The company last year made £308,000 profit, dented by failed start-ups at several US electronics clients, which took about £1 million off projected sales of nearly £13 million. It was a better outcome than many feared. It is understood the firm regards the last quarter of 2001 as the nadir.
New customers have so far been elusive in a tough electronics market, but there are signs of improvement.
Another hard-hit software concern is Intelligent Environments. The company, which supplies software that enables financial companies to offer their
products over the internet, took the full force of the dotcom sell-off and its own more recent warning about trading levels. Its shares, which were close to 150p in early 2000, have this year fallen from 49.75p to 4p.
The latest in a series of fundings brought in £2.5 million at 3.5p and the company has hinted at some interesting prospects as financial customers revive their spending. This could presage a re-rating of the shares.
A more spectacular loser was On-Line Travel – a classic dotcom casualty which plummeted from a 50p share price two years ago to a mere 22p. The firm, which provides the engines for travel web sites, tried to run before it could walk. But its turnover is now rising and followers say losses will this year be replaced by profits. The price recovery could be dramatic.

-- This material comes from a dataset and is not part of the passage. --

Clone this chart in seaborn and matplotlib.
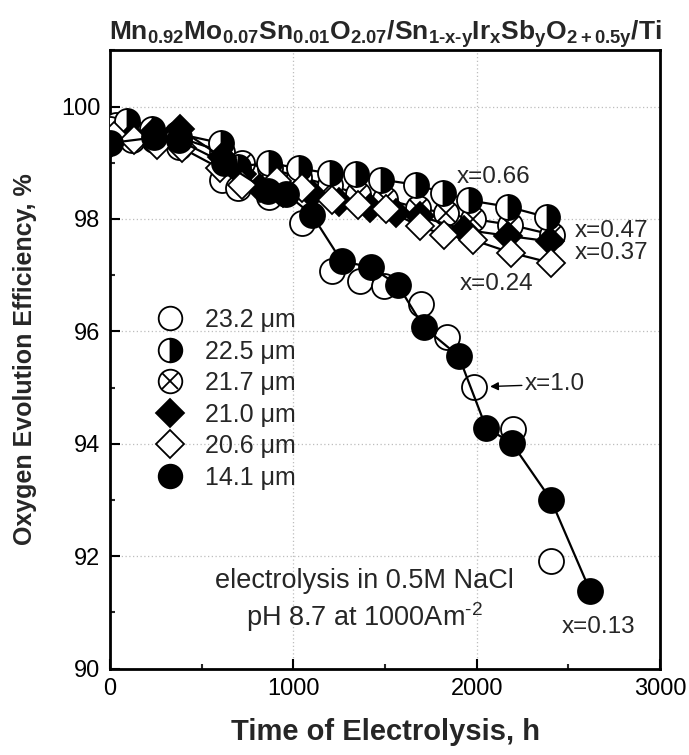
import numpy as np
import pandas as pd
import matplotlib
matplotlib.use("Agg")
import matplotlib.pyplot as plt
import seaborn as sns
from matplotlib.lines import Line2D
from matplotlib.legend_handler import HandlerTuple
from matplotlib.ticker import MultipleLocator

# ---------------- data ----------------
t_232 = [30, 120, 240, 375, 610, 700, 865, 1045, 1212, 1362, 1495, 1697, 1839, 1984, 2196, 2404]
e_232 = [99.67, 99.41, 99.41, 99.28, 98.70, 98.56, 98.40, 97.93, 97.07, 96.89, 96.80, 96.48, 95.90, 95.02, 94.26, 91.92]

t_225 = [90, 230, 365, 605, 700, 865, 1030, 1200, 1340, 1480, 1670, 1815, 1960, 2168, 2386]
e_225 = [99.74, 99.60, 99.52, 99.35, 98.93, 99.00, 98.90, 98.81, 98.80, 98.70, 98.61, 98.47, 98.33, 98.22, 98.03]

t_217 = [0, 120, 240, 375, 610, 720, 870, 1030, 1200, 1350, 1500, 1680, 1830, 1980, 2180, 2413]
e_217 = [99.60, 99.55, 99.50, 99.45, 99.20, 99.00, 98.90, 98.75, 98.60, 98.45, 98.35, 98.20, 98.10, 98.00, 97.90, 97.72]

t_210 = [0, 120, 240, 380, 610, 720, 820, 946, 1100, 1250, 1420, 1560, 1688, 1933, 2170, 2402]
e_210 = [99.33, 99.45, 99.55, 99.60, 99.10, 98.80, 98.55, 98.46, 98.45, 98.30, 98.20, 98.10, 98.05, 97.81, 97.70, 97.60]

t_206 = [20, 130, 257, 393, 600, 719, 909, 1045, 1208, 1353, 1507, 1688, 1824, 1978, 2187, 2404]
e_206 = [99.47, 99.40, 99.32, 99.26, 98.90, 98.61, 98.67, 98.55, 98.34, 98.25, 98.17, 97.87, 97.72, 97.63, 97.40, 97.22]

t_141 = [0, 240, 375, 620, 860, 960, 1100, 1263, 1426, 1571, 1710, 1902, 2051, 2192, 2404, 2618]
e_141 = [99.35, 99.45, 99.40, 99.00, 98.50, 98.45, 98.08, 97.25, 97.14, 96.82, 96.08, 95.56, 94.29, 94.01, 93.01, 91.39]

legend_labels = ["23.2 \u03bcm", "22.5 \u03bcm", "21.7 \u03bcm", "21.0 \u03bcm", "20.6 \u03bcm", "14.1 \u03bcm"]
x_ticks = [0, 1000, 2000, 3000]
y_ticks = [90, 92, 94, 96, 98, 100]

# ---------------- style ----------------
sns.set_theme(style="white")
plt.rcParams['font.family'] = ['Liberation Sans', 'DejaVu Sans']
plt.rcParams['mathtext.fontset'] = 'custom'
plt.rcParams['mathtext.rm'] = 'Liberation Sans:bold'
plt.rcParams['mathtext.it'] = 'Liberation Sans:bold'
plt.rcParams['mathtext.bf'] = 'Liberation Sans:bold'
plt.rcParams['mathtext.sf'] = 'Liberation Sans'
plt.rcParams['mathtext.default'] = 'rm'

fig = plt.figure(figsize=(6.89, 7.55), dpi=100)
ax = fig.add_axes([0.1597, 0.1143, 0.7983, 0.819])

MS_C = 18
MS_D = 14.5
MEW = 1.3
LW = 1.6

common = dict(color='black', markeredgecolor='black', markeredgewidth=MEW,
              estimator=None, sort=False, ax=ax)

# 23.2 um open circles (no line)
sns.lineplot(x=t_232, y=e_232, marker='o', markersize=MS_C, markerfacecolor='white',
             linestyle='', zorder=3, **common)
# 21.7 um crossed circles
sns.lineplot(x=t_217, y=e_217, marker='o', markersize=MS_C, markerfacecolor='white',
             linewidth=LW, zorder=4, **common)
sns.lineplot(x=t_217, y=e_217, marker='x', markersize=MS_C * 0.707,
             linestyle='', zorder=4.1, **common)
# 22.5 um half-filled circles
sns.lineplot(x=t_225, y=e_225, marker='o', markersize=MS_C, markerfacecolor='black',
             fillstyle='right', markerfacecoloralt='white', linewidth=LW, zorder=5, **common)
# 21.0 um filled diamonds
sns.lineplot(x=t_210, y=e_210, marker='D', markersize=MS_D, markerfacecolor='black',
             linewidth=LW, zorder=6, **common)
# 20.6 um open diamonds
sns.lineplot(x=t_206, y=e_206, marker='D', markersize=MS_D, markerfacecolor='white',
             linewidth=LW, zorder=7, **common)
# 14.1 um filled circles
sns.lineplot(x=t_141, y=e_141, marker='o', markersize=MS_C, markerfacecolor='black',
             linewidth=LW, zorder=8, **common)

# ---------------- axes ----------------
ax.set_xlim(0, 3000)
ax.set_ylim(90, 101)
ax.set_xticks(x_ticks)
ax.set_yticks(y_ticks)
ax.xaxis.set_minor_locator(MultipleLocator(500))
ax.yaxis.set_minor_locator(MultipleLocator(1))
ax.tick_params(axis='both', which='major', direction='in', length=7, width=1.5,
               labelsize=17, pad=7, colors='black', bottom=True, left=True,
               top=False, right=False)
ax.tick_params(axis='both', which='minor', direction='in', length=3.5, width=1.5,
               bottom=True, left=True, top=False, right=False)
for s in ax.spines.values():
    s.set_visible(True)
    s.set_color('black')
    s.set_linewidth(2)
ax.grid(True, which='major', linestyle=(0, (1, 2)), color='#bdbdbd', linewidth=0.9)
ax.set_axisbelow(True)

ax.set_xlabel("Time of Electrolysis, h", fontsize=21, fontweight='bold', labelpad=13)
ax.set_ylabel("Oxygen Evolution Efficiency, %", fontsize=18, fontweight='bold', labelpad=17)
ax.set_title("Mn$_{0.92}$Mo$_{0.07}$Sn$_{0.01}$O$_{2.07}$/Sn$_{1\u2010x\u2010y}$Ir$_{x}$Sb$_{y}$O$_{2+0.5y}$/Ti",
             fontsize=19, fontweight='bold', pad=6)

# ---------------- annotations ----------------
afs = 17.5
ax.text(1893, 98.75, "x=0.66", fontsize=afs, ha='left', va='center')
ax.text(2537, 97.79, "x=0.47", fontsize=afs, ha='left', va='center')
ax.text(2537, 97.40, "x=0.37", fontsize=afs, ha='left', va='center')
ax.text(1909, 96.85, "x=0.24", fontsize=afs, ha='left', va='center')
ax.text(2464, 90.74, "x=0.13", fontsize=afs, ha='left', va='center')
ax.annotate("x=1.0", xy=(2073, 95.02), xytext=(2264, 95.06), fontsize=afs,
            ha='left', va='center',
            arrowprops=dict(arrowstyle='-|>', color='black', lw=1.0,
                            mutation_scale=12, shrinkA=0, shrinkB=0))
ax.text(1386, 91.56, "electrolysis in 0.5M NaCl", fontsize=19.5, ha='center', va='center')
ax.text(1386, 90.92, "pH 8.7 at 1000Am$\\mathsf{^{\u20102}}$", fontsize=19.5, ha='center', va='center')

# ---------------- legend ----------------
h_open = Line2D([], [], marker='o', ls='', ms=17, mfc='white', mec='black', mew=MEW)
h_half = Line2D([], [], marker='o', ls='', ms=17, mfc='black', fillstyle='right',
                markerfacecoloralt='white', mec='black', mew=MEW)
h_cc = Line2D([], [], marker='o', ls='', ms=17, mfc='white', mec='black', mew=MEW)
h_cx = Line2D([], [], marker='x', ls='', ms=17 * 0.707, mec='black', mew=MEW)
h_fd = Line2D([], [], marker='D', ls='', ms=14, mfc='black', mec='black', mew=MEW)
h_od = Line2D([], [], marker='D', ls='', ms=14, mfc='white', mec='black', mew=MEW)
h_fc = Line2D([], [], marker='o', ls='', ms=17, mfc='black', mec='black', mew=MEW)
handles = [h_open, h_half, (h_cc, h_cx), h_fd, h_od, h_fc]
ax.legend(handles, legend_labels, loc='upper left', bbox_to_anchor=(0.078, 0.583),
          frameon=False, fontsize=18, handlelength=1.4, handletextpad=0.7,
          labelspacing=0.3, borderaxespad=0, borderpad=0,
          handler_map={tuple: HandlerTuple(ndivide=1, pad=0)})

fig.savefig("out.png", dpi=100)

Investors in NMT – the Aim-listed maker of retractable syringe needles – have suffered a similar degree of pain. The shares broke through 80p at the beginning of 2000, but losses in 1999, exacerbated by £800,000-plus of write-offs, initiated a chapter of woe.
Heads rolled, new brooms were brought on and, not so long ago, the company finally succeeded in arranging a refinancing – at all of 4p a share. The price has now edged up to 4.5p. As one institutional holder puts it: 'This is the year the company must prove itself' – a comment which applies to most of the other recovery stocks.